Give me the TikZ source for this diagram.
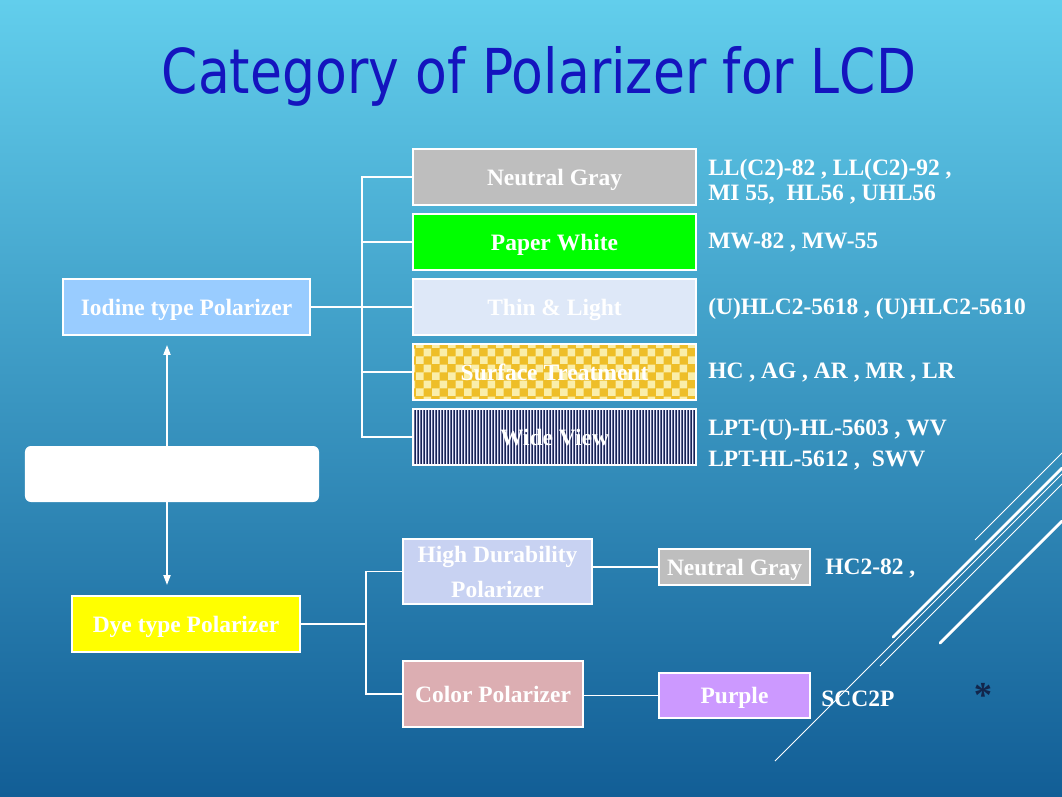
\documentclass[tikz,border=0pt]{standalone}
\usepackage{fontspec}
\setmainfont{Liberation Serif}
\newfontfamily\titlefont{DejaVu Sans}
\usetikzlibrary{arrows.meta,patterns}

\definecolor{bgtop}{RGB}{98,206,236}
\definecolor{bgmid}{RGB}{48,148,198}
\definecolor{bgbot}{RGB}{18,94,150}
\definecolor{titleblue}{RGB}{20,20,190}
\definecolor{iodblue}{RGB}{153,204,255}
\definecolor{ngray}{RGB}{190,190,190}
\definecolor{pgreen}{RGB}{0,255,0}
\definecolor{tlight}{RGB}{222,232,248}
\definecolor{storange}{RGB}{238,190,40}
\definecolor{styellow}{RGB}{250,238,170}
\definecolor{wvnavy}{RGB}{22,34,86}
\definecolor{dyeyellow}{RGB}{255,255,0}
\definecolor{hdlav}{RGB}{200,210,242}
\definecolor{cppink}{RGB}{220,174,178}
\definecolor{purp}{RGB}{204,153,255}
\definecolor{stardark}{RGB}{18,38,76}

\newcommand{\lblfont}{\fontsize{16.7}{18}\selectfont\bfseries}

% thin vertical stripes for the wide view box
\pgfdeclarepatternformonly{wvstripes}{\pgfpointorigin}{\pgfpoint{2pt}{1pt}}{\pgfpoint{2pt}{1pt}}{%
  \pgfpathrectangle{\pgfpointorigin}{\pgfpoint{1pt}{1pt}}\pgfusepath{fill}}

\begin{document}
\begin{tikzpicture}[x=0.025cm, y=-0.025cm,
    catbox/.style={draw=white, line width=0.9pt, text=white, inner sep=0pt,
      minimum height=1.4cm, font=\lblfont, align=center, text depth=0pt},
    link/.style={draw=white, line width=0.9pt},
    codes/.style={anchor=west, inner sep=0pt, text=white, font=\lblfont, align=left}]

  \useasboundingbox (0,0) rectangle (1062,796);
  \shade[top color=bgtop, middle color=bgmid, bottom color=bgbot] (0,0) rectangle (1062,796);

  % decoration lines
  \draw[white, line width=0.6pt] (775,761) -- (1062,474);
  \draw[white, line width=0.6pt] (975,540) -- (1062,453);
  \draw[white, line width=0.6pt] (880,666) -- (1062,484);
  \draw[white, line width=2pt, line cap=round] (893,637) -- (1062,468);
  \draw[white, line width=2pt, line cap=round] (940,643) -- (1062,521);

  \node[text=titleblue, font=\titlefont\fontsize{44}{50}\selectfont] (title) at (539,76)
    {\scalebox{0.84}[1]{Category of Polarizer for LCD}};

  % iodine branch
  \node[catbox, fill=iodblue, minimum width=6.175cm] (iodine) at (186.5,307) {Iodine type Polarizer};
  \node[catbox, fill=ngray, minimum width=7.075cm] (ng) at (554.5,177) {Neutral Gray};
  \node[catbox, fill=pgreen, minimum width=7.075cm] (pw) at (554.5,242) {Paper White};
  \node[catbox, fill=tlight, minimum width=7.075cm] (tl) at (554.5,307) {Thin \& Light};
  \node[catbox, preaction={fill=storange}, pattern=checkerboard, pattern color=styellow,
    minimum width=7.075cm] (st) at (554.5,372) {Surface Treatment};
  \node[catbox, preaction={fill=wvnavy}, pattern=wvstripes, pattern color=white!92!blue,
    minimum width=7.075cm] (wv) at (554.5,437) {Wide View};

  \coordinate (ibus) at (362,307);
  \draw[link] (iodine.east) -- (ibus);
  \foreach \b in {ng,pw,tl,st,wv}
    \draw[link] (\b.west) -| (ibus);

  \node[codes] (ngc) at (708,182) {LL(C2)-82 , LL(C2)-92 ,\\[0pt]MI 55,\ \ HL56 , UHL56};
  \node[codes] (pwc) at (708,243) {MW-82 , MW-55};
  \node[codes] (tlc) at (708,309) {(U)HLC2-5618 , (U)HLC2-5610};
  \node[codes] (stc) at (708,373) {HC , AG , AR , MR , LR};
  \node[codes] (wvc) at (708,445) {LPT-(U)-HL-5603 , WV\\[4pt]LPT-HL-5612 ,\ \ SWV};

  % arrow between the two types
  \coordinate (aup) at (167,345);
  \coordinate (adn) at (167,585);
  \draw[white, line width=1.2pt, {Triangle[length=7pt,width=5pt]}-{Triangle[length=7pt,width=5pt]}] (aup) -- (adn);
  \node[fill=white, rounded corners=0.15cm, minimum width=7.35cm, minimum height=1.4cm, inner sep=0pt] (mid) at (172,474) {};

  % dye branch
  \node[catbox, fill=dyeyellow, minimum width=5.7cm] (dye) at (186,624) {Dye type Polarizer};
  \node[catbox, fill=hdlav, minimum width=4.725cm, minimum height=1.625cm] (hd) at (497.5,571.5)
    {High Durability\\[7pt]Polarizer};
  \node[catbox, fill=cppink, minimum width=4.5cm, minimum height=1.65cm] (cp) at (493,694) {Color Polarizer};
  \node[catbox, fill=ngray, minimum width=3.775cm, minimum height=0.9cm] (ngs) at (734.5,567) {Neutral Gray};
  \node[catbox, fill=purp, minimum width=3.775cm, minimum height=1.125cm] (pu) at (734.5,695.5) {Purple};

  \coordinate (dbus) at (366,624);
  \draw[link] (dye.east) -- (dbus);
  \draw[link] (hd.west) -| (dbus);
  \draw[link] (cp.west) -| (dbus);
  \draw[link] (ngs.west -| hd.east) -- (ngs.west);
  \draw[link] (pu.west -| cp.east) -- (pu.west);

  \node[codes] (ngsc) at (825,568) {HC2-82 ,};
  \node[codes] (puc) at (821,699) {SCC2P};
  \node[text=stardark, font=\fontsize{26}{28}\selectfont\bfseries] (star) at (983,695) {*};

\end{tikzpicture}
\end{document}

──────

GIVEN REQUEST —
Restate each line from the start of the listing through the line bearing "color=bgbot] (0,0) rectangle (1062,796);" word for word. Drop the pictures.

WRITTEN SOLUTION —
Give me the TikZ source for this diagram.
\documentclass[tikz,border=0pt]{standalone}
\usepackage{fontspec}
\setmainfont{Liberation Serif}
\newfontfamily\titlefont{DejaVu Sans}
\usetikzlibrary{arrows.meta,patterns}

\definecolor{bgtop}{RGB}{98,206,236}
\definecolor{bgmid}{RGB}{48,148,198}
\definecolor{bgbot}{RGB}{18,94,150}
\definecolor{titleblue}{RGB}{20,20,190}
\definecolor{iodblue}{RGB}{153,204,255}
\definecolor{ngray}{RGB}{190,190,190}
\definecolor{pgreen}{RGB}{0,255,0}
\definecolor{tlight}{RGB}{222,232,248}
\definecolor{storange}{RGB}{238,190,40}
\definecolor{styellow}{RGB}{250,238,170}
\definecolor{wvnavy}{RGB}{22,34,86}
\definecolor{dyeyellow}{RGB}{255,255,0}
\definecolor{hdlav}{RGB}{200,210,242}
\definecolor{cppink}{RGB}{220,174,178}
\definecolor{purp}{RGB}{204,153,255}
\definecolor{stardark}{RGB}{18,38,76}

\newcommand{\lblfont}{\fontsize{16.7}{18}\selectfont\bfseries}

% thin vertical stripes for the wide view box
\pgfdeclarepatternformonly{wvstripes}{\pgfpointorigin}{\pgfpoint{2pt}{1pt}}{\pgfpoint{2pt}{1pt}}{%
  \pgfpathrectangle{\pgfpointorigin}{\pgfpoint{1pt}{1pt}}\pgfusepath{fill}}

\begin{document}
\begin{tikzpicture}[x=0.025cm, y=-0.025cm,
    catbox/.style={draw=white, line width=0.9pt, text=white, inner sep=0pt,
      minimum height=1.4cm, font=\lblfont, align=center, text depth=0pt},
    link/.style={draw=white, line width=0.9pt},
    codes/.style={anchor=west, inner sep=0pt, text=white, font=\lblfont, align=left}]

  \useasboundingbox (0,0) rectangle (1062,796);
  \shade[top color=bgtop, middle color=bgmid, bottom color=bgbot] (0,0) rectangle (1062,796);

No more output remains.